9th month of the Hebrew calendar

Kislev or Chislev (Hebrew: , Standard Kīslev Tiberian Kīslēw), is the third month of the civil year and the ninth month of the ecclesiastical year on the Hebrew calendar. In the Babylonian calendar its name was Kislimu.

In a regular (kesidran) year Kislev has 30 days, but because of the Rosh Hashanah postponement rules, in some years it can lose a day to make the year a "short" (chaser) year. Kislev is a month which occurs in November–December on the Gregorian calendar and is sometimes known as the month of dreams.

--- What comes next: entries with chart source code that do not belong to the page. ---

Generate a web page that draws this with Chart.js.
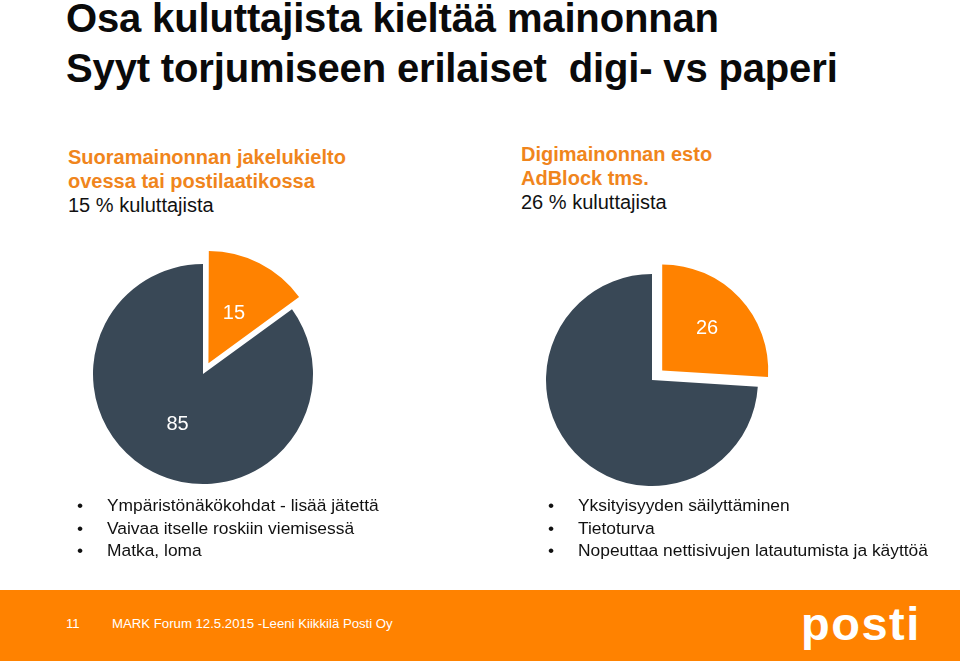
<!DOCTYPE html>
<html>
<head>
<meta charset="utf-8">
<script src="https://cdn.jsdelivr.net/npm/chart.js@4/dist/chart.umd.min.js"></script>
<style>
  body { margin: 0; width: 960px; height: 661px; background: #fff; position: relative; overflow: hidden;
         font-family: Arial, "Liberation Sans", sans-serif; }
  .abs { position: absolute; }
  .title { position: absolute; left: 66px; margin: 0; font-size: 40px; line-height: 36px; font-weight: bold; color: #0a0a0a; letter-spacing: -0.15px; white-space: pre; }
  .sub { position: absolute; font-size: 20px; line-height: 24px; color: #111; }
  .sub b { color: #f0851c; }
  ul { position: absolute; margin: 0; padding: 0; list-style: none; font-size: 17.4px; line-height: 22.5px; color: #111; }
  ul li { position: relative; padding-left: 30px; white-space: nowrap; }
  ul li::before { content: "\2022"; position: absolute; left: 0; }
  #footer { position: absolute; left: 0; top: 590px; width: 960px; height: 71px; background: #ff8200; color: #fff; }
  #footer span { position: absolute; top: 26px; font-size: 13.2px; }
  #logo { position: absolute; left: 801px; top: 10px; font-size: 47px; line-height: 47px; font-weight: bold; letter-spacing: 1.5px; }
</style>
</head>
<body>
<div class="title" style="top:0px;">Osa kuluttajista kieltää mainonnan</div>
<div class="title" style="top:50px;">Syyt torjumiseen erilaiset  digi- vs paperi</div>

<div class="sub" style="left:68px; top:145px;"><b>Suoramainonnan jakelukielto<br>ovessa tai postilaatikossa</b><br>15 % kuluttajista</div>
<div class="sub" style="left:521px; top:142px;"><b>Digimainonnan esto<br>AdBlock tms.</b><br>26 % kuluttajista</div>

<div class="abs" style="left:73px; top:244px; width:260px; height:260px;"><canvas id="pie1"></canvas></div>
<div class="abs" style="left:522px; top:250px; width:260px; height:260px;"><canvas id="pie2"></canvas></div>

<ul id="list1" style="left:77px; top:494px;"></ul>
<ul id="list2" style="left:548px; top:494px;"></ul>

<div id="footer">
  <span style="left:66px;">11</span>
  <span style="left:112px;">MARK Forum 12.5.2015 -Leeni Kiikkilä Posti Oy</span>
  <div id="logo">posti</div>
</div>

<script>
const categories = ["Kieltää mainonnan", "Muut"];
const paperValues = [15, 85];
const paperLabels = ["15", "85"];
const digiValues = [26, 74];
const digiLabels = ["26", null];
const paperReasons = ["Ympäristönäkökohdat - lisää jätettä", "Vaivaa itselle roskiin viemisessä", "Matka, loma"];
const digiReasons = ["Yksityisyyden säilyttäminen", "Tietoturva", "Nopeuttaa nettisivujen latautumista ja käyttöä"];

const orange = "#ff8200";
const slate = "#394856";

function fillList(id, items) {
    var ul = document.getElementById(id);
    items.forEach(function (t) {
        var li = document.createElement("li");
        li.textContent = t;
        ul.appendChild(li);
    });
}
fillList("list1", paperReasons);
fillList("list2", digiReasons);

// draws the value inside each slice (chart.js moves an arc by offset/4)
const sliceLabels = {
    id: "sliceLabels",
    afterDatasetsDraw(chart, args, opts) {
        const ctx = chart.ctx;
        const meta = chart.getDatasetMeta(0);
        const texts = opts.texts;
        ctx.save();
        ctx.fillStyle = "#fff";
        ctx.font = "20px Arial, 'Liberation Sans'";
        ctx.textAlign = "center";
        ctx.textBaseline = "middle";
        meta.data.forEach(function (arc, i) {
            if (!texts[i]) return;
            const p = arc.getProps(["x", "y", "startAngle", "endAngle", "outerRadius"], true);
            const mid = (p.startAngle + p.endAngle) / 2;
            const off = (arc.options.offset || 0) / 4;
            const d = p.outerRadius * opts.factor + off;
            ctx.fillText(texts[i], p.x + Math.cos(mid) * d, p.y + Math.sin(mid) * d);
        });
        ctx.restore();
    }
};

function makePie(id, values, texts, radius, offset, factor) {
    const ctx = document.getElementById(id).getContext("2d");
    return new Chart(ctx, {
        type: "pie",
        data: {
            labels: categories,
            datasets: [{
                data: values,
                backgroundColor: [orange, slate],
                borderWidth: 0,
                offset: [offset * 4, 0]
            }]
        },
        options: {
            responsive: true,
            maintainAspectRatio: false,
            animation: false,
            radius: radius,
            layout: { padding: 0 },
            plugins: {
                legend: { display: false },
                tooltip: { enabled: false },
                sliceLabels: { texts: texts, factor: factor }
            }
        },
        plugins: [sliceLabels]
    });
}

makePie("pie1", paperValues, paperLabels, 110, 12, 0.51);
makePie("pie2", digiValues, digiLabels, 106, 14, 0.58);
</script>
</body>
</html>
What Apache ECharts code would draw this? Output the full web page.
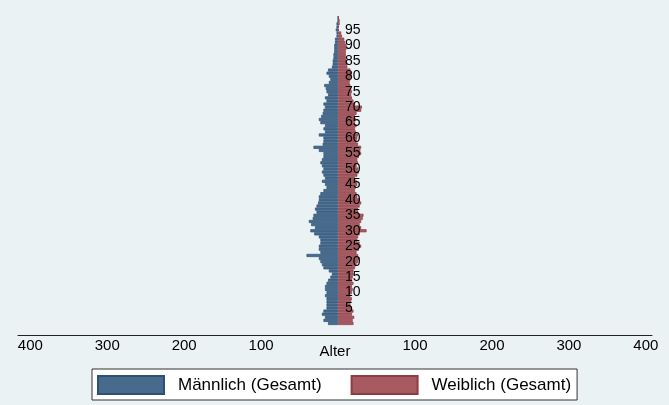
<!DOCTYPE html>
<html>
<head>
<meta charset="utf-8">
<script src="https://cdn.jsdelivr.net/npm/echarts@6/dist/echarts.min.js"></script>
<style>
html,body{margin:0;padding:0;background:#eaf2f3;}
#chart{width:669px;height:405px;}
</style>
</head>
<body>
<div id="chart"></div>
<script>
// Ages 0..99
var ages = [];
for (var a = 0; a <= 99; a++) ages.push(a);

// Männlich (Gesamt), ages 0..99
var male = [13,19,17,21,19,15,15,15,15,17,
            15,17,17,15,13,10,8,12,19,21,
            23,25,41,23,25,25,23,23,25,31,
            36,30,35,38,33,32,28,30,28,26,
            25,25,23,19,15,17,21,17,19,21,
            19,21,23,21,19,19,25,32,20,19,
            19,25,17,19,17,23,25,22,20,19,
            17,19,15,17,13,15,16,18,12,10,
            12,15,13,8,7,7,6,6,5,5,
            5,4,4,2,2,3,2,2,0,0];

// Weiblich (Gesamt), ages 0..99
var female = [20,19,21,18,20,17,16,17,18,16,
              18,19,18,20,18,19,20,20,22,24,
              26,28,26,24,27,30,28,25,26,28,
              37,30,28,30,32,33,26,26,28,30,
              28,25,24,22,23,25,24,22,25,27,
              26,24,26,25,27,30,29,30,26,24,
              25,26,23,22,24,22,23,22,24,30,
              31,22,20,18,17,18,17,16,15,16,
              17,18,16,12,12,11,10,10,10,11,
              11,9,8,5,4,1,1,2,2,1];

var xTicks = [-400,-300,-200,-100,100,200,300,400];
var seriesNames = ['Männlich (Gesamt)', 'Weiblich (Gesamt)'];

var X_MIN = -416, X_MAX = 408, GRID_L = 18, GRID_R = 17, W = 669;
// pixel offset that places the age-label axis on the zero of the value axis
var zeroOffset = -Math.round((0 - X_MIN) / (X_MAX - X_MIN) * (W - GRID_L - GRID_R));

var FONT = "'Liberation Sans', Arial, Helvetica, sans-serif";
var chart = echarts.init(document.getElementById('chart'), null, {renderer:'canvas'});
chart.setOption({
  backgroundColor: '#eaf2f3',
  animation: false,
  textStyle: {fontFamily: FONT},
  grid: {left: GRID_L, right: GRID_R, top: 16, bottom: 80, outerBoundsMode: 'none', containLabel: false},
  xAxis: {
    type: 'value',
    min: X_MIN, max: X_MAX,
    offset: 10,
    splitLine: {show: false},
    axisLine: {show: true, lineStyle: {color: '#222', width: 1}},
    axisTick: {show: false},
    axisLabel: {
      customValues: xTicks,
      formatter: function (v) { return Math.abs(v); },
      color: '#000', fontSize: 15, fontFamily: FONT, margin: 3
    },
    name: 'Alter',
    nameLocation: 'middle',
    nameGap: 9,
    nameMoveOverlap: false,
    nameTextStyle: {color: '#000', fontSize: 15, fontFamily: FONT}
  },
  yAxis: {
    type: 'category',
    data: ages,
    position: 'left',
    offset: zeroOffset,
    axisLine: {show: false, onZero: false},
    axisTick: {show: false},
    splitLine: {show: false},
    axisLabel: {
      inside: true,
      margin: 7,
      interval: function (idx, val) { return Number(val) % 5 === 0 && Number(val) > 0; },
      color: '#000', fontSize: 14, fontFamily: FONT
    },
    z: 10
  },
  legend: {
    left: 92, top: 369,
    itemWidth: 66, itemHeight: 18,
    itemGap: 29,
    padding: [6, 6, 5, 5],
    backgroundColor: '#ffffff',
    borderColor: '#333',
    borderWidth: 1,
    borderRadius: 0,
    icon: 'rect',
    textStyle: {color: '#000', fontSize: 17, fontFamily: FONT, padding: [0, 0, 0, 9]},
    data: seriesNames
  },
  series: [
    {
      name: seriesNames[0],
      type: 'bar',
      stack: 'p',
      barCategoryGap: '0%',
      data: male.map(function (v) { return -v; }),
      itemStyle: {color: '#486b8d', borderColor: '#2b5177', borderWidth: 0.7}
    },
    {
      name: seriesNames[1],
      type: 'bar',
      stack: 'p',
      barCategoryGap: '0%',
      data: female,
      itemStyle: {color: '#a85a61', borderColor: '#8e3b43', borderWidth: 0.7}
    }
  ]
});
</script>
</body>
</html>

In Jewish Rabbinic literature, the month of Kislev is believed to correspond to the Tribe of Benjamin.

==Holidays ==
25 Kislev – 2 Tevet – Hanukkah – ends 3 Tevet if Kislev is short

==In Jewish history and tradition==
- 3 Kislev (1917) - The Balfour Declaration is publicly released by the British government.
- 6 Kislev (1973) – Death of David Ben-Gurion
- 8 Kislev (1978) – Death of Golda Meir
- 9 Kislev (1773) – Birth of the Mitteler Rebbe, the second Chabad Rebbe.
- 9 Kislev (1827) – Death of the Mitteler Rebbe, the second Chabad Rebbe.
- 10 Kislev (1949) - The Knesset formally votes to designate Jerusalem as the capital of Israel.
- 14 Kislev (c. 1445 BCE) – Death of Reuben, son of Jacob.
- 14 Kislev (c. 1568 BCE) – Birth of Reuben, son of Jacob.
- 15 Kislev (167 BCE) – The Greeks set up the "Abomination of Desolation" in the Temple.
- 17 Kislev (1947) – The United Nations General Assembly approves Resolution 181 for the partition of Mandatory Palestine.
- 19 Kislev (1772) - Death of the Magid Of Mezritch, successor of the Baal Shem Tov.
- 19 Kislev (1798) – Liberation from prison of Rabbi Shneur Zalman of Liadi and celebrated as Yud Tes Kislev by Chabad Chassidim.
- 20 Kislev (c. 457 BCE) – Ezra addresses a three-day assemblage of Jews in Jerusalem, telling them to adhere to the Torah and to dissolve their interfaith marriages.
- 21 Kislev (c. 128 BCE) – The Samaritan temple at Mount Gerizim was destroyed by John Hyrcanus I.
- 25 Kislev (164 BCE) – The Hanukkah miracle
- 25 Kislev (167 BCE) The Greeks make pagan sacrifices in the Temple
- 27 Kislev (c. 2105 BCE) – Flood rains cease (According to Genesis 6–8).

==References in fiction==
- In the story of Xenogears, Kislev is the name of a country, named after the Hebrew month.
- In the Warhammer universe, Kislev, presumably derived from "Kiev" (Kyiv), is the name of a nation bordering a northern polar region known as the (Northern) Chaos Wastes, as well as the name of the capital of that realm. Kislev is modelled after a combination of 16th century Russia and Poland-Lithuania.
- In the Dragonlance universe, Kislev (or Chislev) represents the godly force of instinct.
- By Jon Stewart in "Can I Interest You in Hanukkah" from Stephen Colbert's A Colbert Christmas: The Greatest Gift of All!